Curzon PR develops benefits offering based on employee feedback

Curzon PR

Farzana Baduel, managing director at Curzon PR, has always been entrepreneurial. She founded her PR firm, Curzon, in 2009, in part because with a one-year-old child, she wanted the flexibility to balance work with the school run.

Baduel’s business grew slowly for the first two to three years. She had previously worked in politics for the Conservative party, and building contacts in the PR world took time. Today, she works with a host of governments worldwide. Curzon has offices in London, New York, Dubai and is opening in Delhi. It employs 15 people in London, three in New York, six in Dubai, and plans to hire 15 in Delhi.

She realised in the early days that finding and retaining good staff was a key challenge. “My biggest weakness is HR and that shows in my staff turnover,” she says. “It’s very disruptive and in the early years I really suffered because I couldn’t afford experienced staff.

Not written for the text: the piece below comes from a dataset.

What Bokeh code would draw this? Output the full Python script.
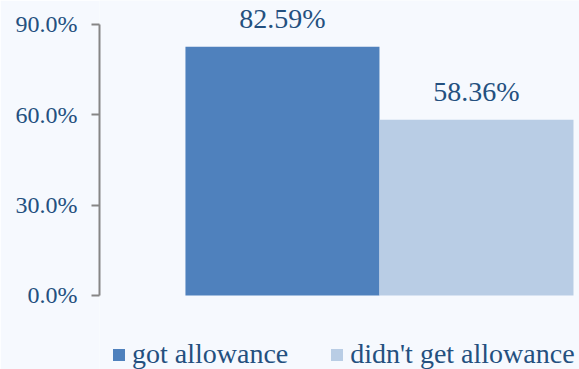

“I became like a training machine. All I did was train people and after a year they would go and find another job in a bigger agency. I wasn’t able to meet their salary expectations either, so they would move to big agencies with bigger salaries and training academies.”

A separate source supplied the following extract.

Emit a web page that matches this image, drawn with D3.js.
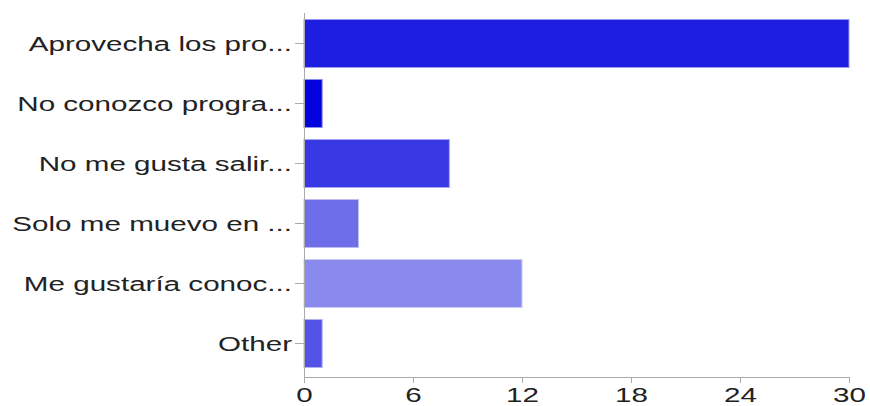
<!DOCTYPE html>
<html>
<head>
<meta charset="utf-8">
<script src="https://cdn.jsdelivr.net/npm/d3@7"></script>
<style>
  html, body { margin: 0; padding: 0; background: #fff; }
  svg { display: block; }
  text { font-family: "Liberation Sans", Arial, Helvetica, sans-serif; fill: #222; }
</style>
</head>
<body>
<svg id="chart" width="870" height="406"></svg>
<script>
const categories = [
  "Aprovecha los pro...",
  "No conozco progra...",
  "No me gusta salir...",
  "Solo me muevo en ...",
  "Me gustaría conoc...",
  "Other"
];
const values = [30, 1, 8, 3, 12, 1];
const barColors = ["#1e1ee0", "#0202dc", "#3838e4", "#6e6ee9", "#8a8aee", "#5252e7"];
const xTicks = [0, 6, 12, 18, 24, 30];

const svg = d3.select("#chart");
const stretch = 1.41;
const fontSize = 21;

const x = d3.scaleLinear().domain([0, 30]).range([304, 849]);
const y = d3.scaleBand().domain(categories).range([13, 377])
  .paddingInner(0.2).paddingOuter(0.133).align(0.406);

const data = categories.map((c, i) => ({ c, v: values[i], col: barColors[i] }));

// bars
svg.append("g").selectAll("rect").data(data).join("rect")
  .attr("x", x(0))
  .attr("y", d => y(d.c))
  .attr("width", d => x(d.v) - x(0))
  .attr("height", y.bandwidth())
  .attr("fill", d => d.col)
  .attr("stroke", d => d3.interpolateRgb(d.col, "#ffffff")(0.55))
  .attr("stroke-width", 1);

// y axis
const yAxis = svg.append("g")
  .attr("transform", `translate(${x(0)},0)`)
  .call(d3.axisLeft(y).tickSizeInner(9).tickSizeOuter(0).tickPadding(3));
yAxis.select(".domain").attr("stroke", "#aaa").attr("d", `M0.5,13V377`);
yAxis.selectAll(".tick line").attr("stroke", "#aaa");
yAxis.selectAll(".tick text")
  .attr("x", null).attr("dy", "0.34em")
  .attr("transform", `translate(-12,0) scale(${stretch},1)`)
  .style("font-size", fontSize + "px")
  .attr("fill", "#222");

// x axis
const xAxis = svg.append("g")
  .attr("transform", `translate(0,377)`)
  .call(d3.axisBottom(x).tickValues(xTicks).tickFormat(d3.format("d")).tickSizeInner(6).tickSizeOuter(0).tickPadding(4));
xAxis.select(".domain").attr("stroke", "#aaa");
xAxis.selectAll(".tick line").attr("stroke", "#aaa");
xAxis.selectAll(".tick text")
  .attr("transform", `scale(${stretch},1)`)
  .style("font-size", fontSize + "px")
  .attr("fill", "#222");
</script>
</body>
</html>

To solve the problem, and lacking a huge budget, Baduel had to think creatively about benefits.

She asked staff what benefits they would value. The answers were training opportunities, greater flexibility, gym membership, and more money.

To address the first point, Baduel tapped into her network. “I looked at all the courses and they cost a lot of money. I thought, actually, all the top PRs and journalists are my friends and you wouldn’t even get their calibre on a training course,” she explains.

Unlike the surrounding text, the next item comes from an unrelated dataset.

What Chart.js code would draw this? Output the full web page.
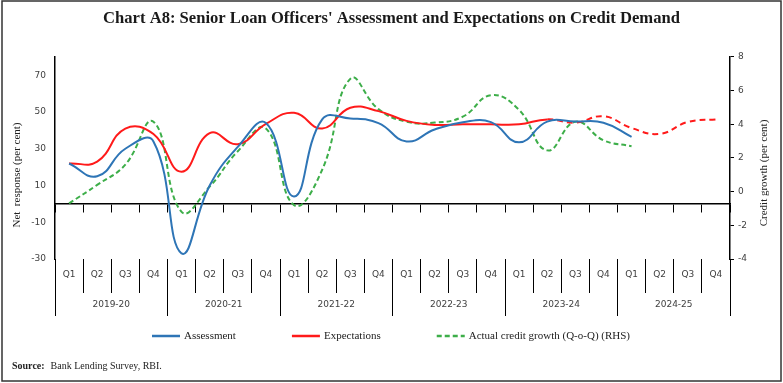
<!DOCTYPE html>
<html><head><meta charset="utf-8">
<script src="https://cdn.jsdelivr.net/npm/chart.js@4/dist/chart.umd.min.js"></script>
<style>html,body{margin:0;padding:0;background:#fff}</style>
</head><body>
<canvas id="c" width="783" height="383"></canvas>
<script>
const quarters = ['Q1','Q2','Q3','Q4','Q1','Q2','Q3','Q4','Q1','Q2','Q3','Q4','Q1','Q2','Q3','Q4','Q1','Q2','Q3','Q4','Q1','Q2','Q3','Q4'];
const years = ['2019-20','2020-21','2021-22','2022-23','2023-24','2024-25'];
const assessment = [22, 15, 30, 34, -27, 10, 31, 44, 4, 46, 46.5, 44, 34, 40.5, 44.5, 44.5, 33.5, 44.8, 44.8, 44.2, 36.5, null, null, null];
const expectations = [22, 23, 41, 38, 17.5, 38.5, 32.5, 43.5, 49.6, 41, 52.3, 50.5, 45.2, 43, 43.3, 43.3, 43.3, 46, 44.2, 47.7, 41.3, 38.1, 44.6, 46];
const creditGrowth = [-0.7, 0.4, 1.6, 4.15, -1.2, 0.3, 2.4, 3.75, -0.8, 1.3, 6.7, 4.9, 4.15, 4.1, 4.45, 5.72, 4.85, 2.45, 4.15, 3.05, 2.7, null, null, null];
const leftTicks = [-30, -10, 10, 30, 50, 70];
const rightTicks = [-4, -2, 0, 2, 4, 6, 8];

const tickFont = {family: 'DejaVu Sans', size: 9};
const tickColor = '#404040';
const serif = 'Liberation Serif';

const extras = {
  id: 'extras',
  afterDraw(chart) {
    const ctx = chart.ctx;
    ctx.save();
    // outer frame
    ctx.strokeStyle = '#333';
    ctx.lineWidth = 1.5;
    ctx.strokeRect(2, 1, 779, 380);
    // axis titles
    ctx.fillStyle = '#222';
    ctx.font = '11px "' + serif + '"';
    ctx.textAlign = 'center';
    ctx.textBaseline = 'middle';
    ctx.save(); ctx.translate(17, 175); ctx.rotate(-Math.PI/2); ctx.fillText('Net  response (per cent)', 0, 0); ctx.restore();
    ctx.save(); ctx.translate(764, 173); ctx.rotate(-Math.PI/2); ctx.fillText('Credit growth (per cent)', 0, 0); ctx.restore();
    // legend
    const ds = chart.data.datasets;
    const lineLen = 28, gap = 4, itemGap = 56, ly = 336;
    ctx.font = '11px "' + serif + '"';
    const widths = ds.map(d => lineLen + gap + ctx.measureText(d.label).width);
    const total = widths.reduce((a,b)=>a+b,0) + itemGap*(ds.length-1);
    let x = 391 - total/2;
    ds.forEach((d,i) => {
      ctx.strokeStyle = d.borderColor;
      ctx.lineWidth = 2.5;
      ctx.setLineDash(d.borderDash || []);
      ctx.beginPath(); ctx.moveTo(x, ly); ctx.lineTo(x+lineLen, ly); ctx.stroke();
      ctx.setLineDash([]);
      ctx.fillStyle = '#222';
      ctx.textAlign = 'left';
      ctx.fillText(d.label, x + lineLen + gap, ly);
      x += widths[i] + itemGap;
    });
    // source
    ctx.textAlign = 'left';
    ctx.font = 'bold 10px "' + serif + '"';
    ctx.fillText('Source:', 12, 366);
    const sw = ctx.measureText('Source:').width;
    ctx.font = '10px "' + serif + '"';
    ctx.fillText('Bank Lending Survey, RBI.', 12 + sw + 6, 366);
    ctx.restore();
  }
};

new Chart(document.getElementById('c'), {
  type: 'line',
  data: {
    labels: quarters,
    datasets: [
      {label: 'Assessment', data: assessment, yAxisID: 'y', borderColor: '#2E75B6', borderWidth: 2, pointRadius: 0, tension: 0.45, fill: false},
      {label: 'Expectations', data: expectations, yAxisID: 'y', borderColor: '#FF1A1A', borderWidth: 2, pointRadius: 0, tension: 0.45, fill: false,
        segment: {borderDash: c => c.p0DataIndex >= 17 ? [6, 4] : undefined}},
      {label: 'Actual credit growth (Q-o-Q) (RHS)', data: creditGrowth, yAxisID: 'y1', borderColor: '#3DAE49', borderWidth: 2, borderDash: [5, 3], pointRadius: 0, tension: 0.45, fill: false}
    ]
  },
  options: {
    responsive: false,
    animation: false,
    devicePixelRatio: 1,
    layout: {padding: {left: 0, right: 0, top: 0, bottom: 67}},
    plugins: {
      legend: {display: false},
      tooltip: {enabled: false},
      title: {display: true, text: "Chart A8: Senior Loan Officers' Assessment and Expectations on Credit Demand",
        font: {family: serif, size: 16.6, weight: 'bold'}, color: '#1a1a1a', padding: {top: 9, bottom: 28}}
    },
    scales: {
      x: {
        type: 'category', position: 'bottom', offset: true,
        grid: {display: true, drawOnChartArea: false, offset: true, tickLength: 34, color: '#000', lineWidth: 1},
        border: {display: false},
        ticks: {font: tickFont, color: tickColor, padding: -24, autoSkip: false, maxRotation: 0},
        afterFit: s => { s.height = 34; }
      },
      x2: {
        type: 'category', position: 'bottom', offset: true, labels: years,
        grid: {display: true, drawOnChartArea: false, offset: true, tickLength: 23, color: '#000', lineWidth: 1},
        border: {display: false},
        ticks: {font: tickFont, color: tickColor, padding: -17, autoSkip: false, maxRotation: 0},
        afterFit: s => { s.height = 23; }
      },
      x3: {
        type: 'category', position: {y: 0}, offset: true,
        grid: {display: true, drawOnChartArea: false, offset: true, tickLength: 8, color: '#000', lineWidth: 1},
        border: {display: true, color: '#000', width: 1.5},
        ticks: {display: false}
      },
      y: {
        position: 'left', min: -30, max: 80,
        afterBuildTicks: s => { s.ticks = leftTicks.map(v => ({value: v})); },
        grid: {display: false, drawTicks: false},
        border: {display: true, color: '#000', width: 1.5},
        ticks: {font: tickFont, color: tickColor, padding: 9},
        afterFit: s => { s.width = 55; }
      },
      y1: {
        position: 'right', min: -4, max: 8,
        afterBuildTicks: s => { s.ticks = rightTicks.map(v => ({value: v})); },
        grid: {display: true, drawOnChartArea: false, drawTicks: true, tickLength: 4, color: '#000'},
        border: {display: true, color: '#000', width: 1.5},
        ticks: {font: tickFont, color: tickColor, padding: 4},
        afterFit: s => { s.width = 53; }
      }
    }
  },
  plugins: [extras]
});
</script>
</body></html>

So she invites a guest speaker to address the agency every few weeks over dinner.

Many PR staff enjoy writing and want to develop their skills in this area, so Baduel alighted on an innovative scheme that will also serve as a training opportunity. She is launching a magazine owned by the agency. “This gives staff the opportunity to write for a magazine but also when you write for a credible magazine, you are invited to top restaurants, bars and so on. It gives you access to a lifestyle. My team will all be contributing editors. It’s good for their CVs as well,” she says.

Baduel is arranging a corporate gym membership and has brought in flexible hours, so that staff can work 8-5, 9-6 or 10-7 ad hoc as they please. Senior members can work one day a week from home.

She introduced an annual bonus, structured to encourage staff to stay loyal over the course of the year. She is also considering introducing monthly targets, tailored to each member of staff. If they meet their targets, they are awarded bonuses.

“It’s a question of finding out what the team want, as opposed to assuming what they want,” she says.